Income Statement (Profit & Loss Statement)
- Reports a company's financial performance over a period of time.
- Key components include revenue, expenses, and net income.
Revenue
- Represents income earned from operations.
- Sales Revenue is the top-line revenue, listed under "Operating Revenue".
- Service Revenue, revenue from services, is under "Operating Revenue".
- Interest Revenue is non-operating income, under "Other Income".
Expenses
- Costs incurred in operations.
- Cost of Goods Sold (COGS) is a direct cost that reduces gross profit.
- Selling, General & Administrative Expenses (SG&A) are operating expenses, including salaries, rent, and marketing.
- Depreciation & Amortization are non-cash expenses, under "Operating Expenses."
- Interest Expense is a finance cost, under "Other Expenses".
- Tax Expense is a liability, under "Income Tax Expense".
Net Income Calculation
- The formula is Revenue - COGS = Gross Profit.
- Gross Profit - Operating Expenses = Operating Income.
- Operating Income - Interest & Tax = Net Income.
Cash Flow Statement
- Summarizes the movement of cash both into and out of a company.
- Divided into three main sections: operating activities, investing activities, and financing activities.
Operating Activities
- Relate to the day-to-day business operations.

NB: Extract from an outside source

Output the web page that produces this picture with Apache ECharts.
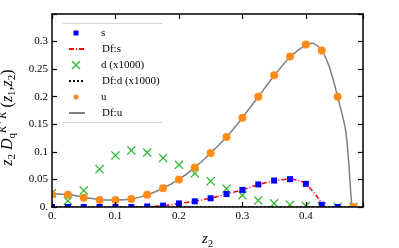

- Begins with Net Income from the Income Statement.
- Depreciation & Amortization are added back as they are non-cash expenses.
- Changes in Working Capital, like A/R, A/P, and Inventory, are adjusted.
Investing Activities
- Involve the purchase and sale of long-term investments and assets.
- Purchase of PPE is an outflow.
- Sale of Assets like Land or Equipment is an inflow.
- Acquisition of Other Businesses is an outflow.
Financing Activities
- Relate to raising or repaying capital.
- Issuance of Stock represents an inflow of cash.
- Borrowing through Loans & Bonds Issued is an inflow.
- Repayment of Debt is an outflow.
- Dividend Payments represent an outflow of cash.